What is the difference between a video agency and a production company?
The agency handles strategy and consulting. The production company makes the content. Most communications agencies subcontract the shoot to specialized producers precisely because they are two different trades.
How long does it take to produce a corporate film?
Between 6 and 9 weeks for a polished result. Count on two weeks of preparation and scouting, two to three shooting days, then several weeks for editing, color grading, and sound mixing.
Does a production company handle video distribution?
Generally, no. It delivers the technical files, sometimes adapted into short-form versions for social media. Paid media distribution falls under the role of a media agency.
Can you rent equipment only from a production company?

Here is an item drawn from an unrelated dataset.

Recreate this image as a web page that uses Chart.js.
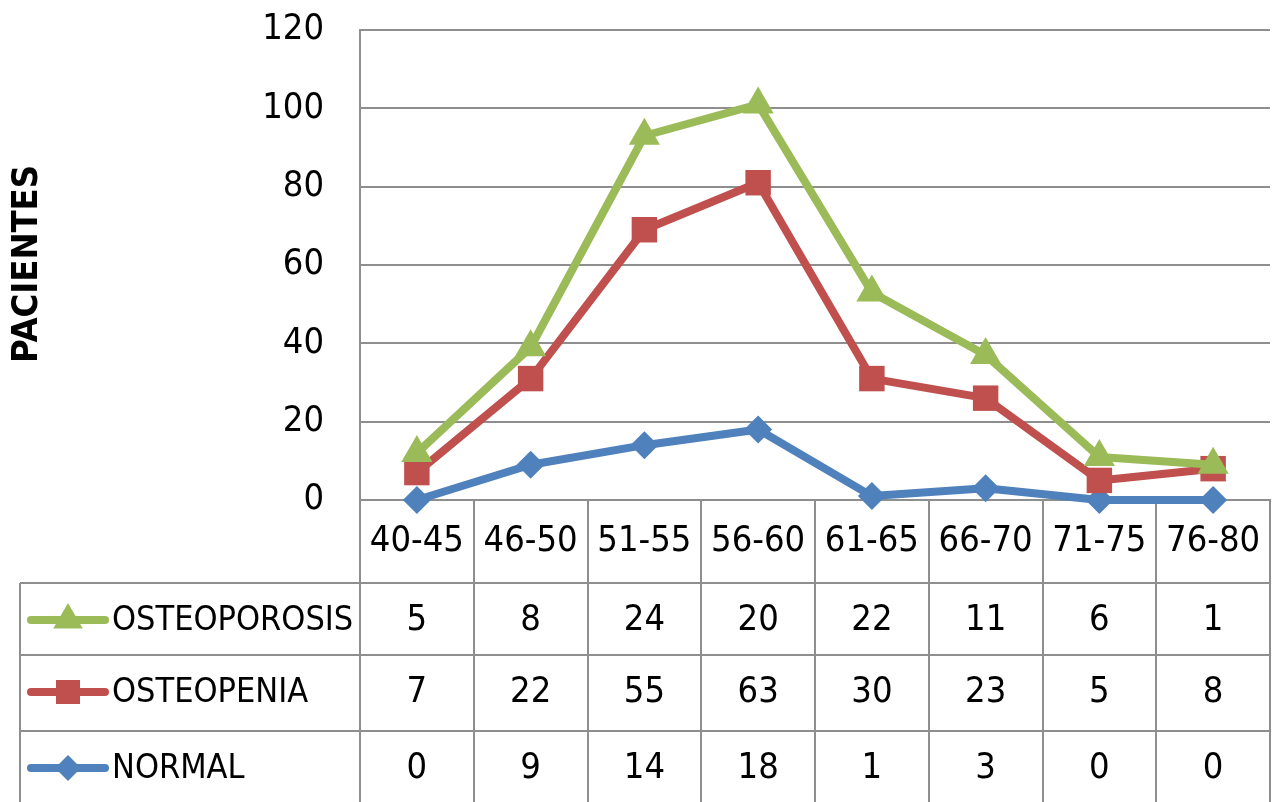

No. Production companies are not rental houses. Their equipment is reserved for their own projects. To rent specific gear, you should go through a specialized rental provider.
What is an executive producer and when do you need one?
This is the person responsible for on-the-ground logistics and financial oversight, acting on behalf of a client or another producer. They become essential as soon as the project involves a large crew or requires complex permits.
How can I protect my ideas before contacting a production company?
Have them sign a non-disclosure agreement before the first substantial exchange (NDA). You can also register your script with the SACD to obtain proof of prior authorship; the process costs around fifteen euros.
Why is the choice of shooting location so important for the budget?
The set represents roughly 20% of the total budget and directly affects the amount of work required in post-production. A naturally bright, visually strong location reduces the need for artificial lighting and digital retouching. It is an investment, not an expense.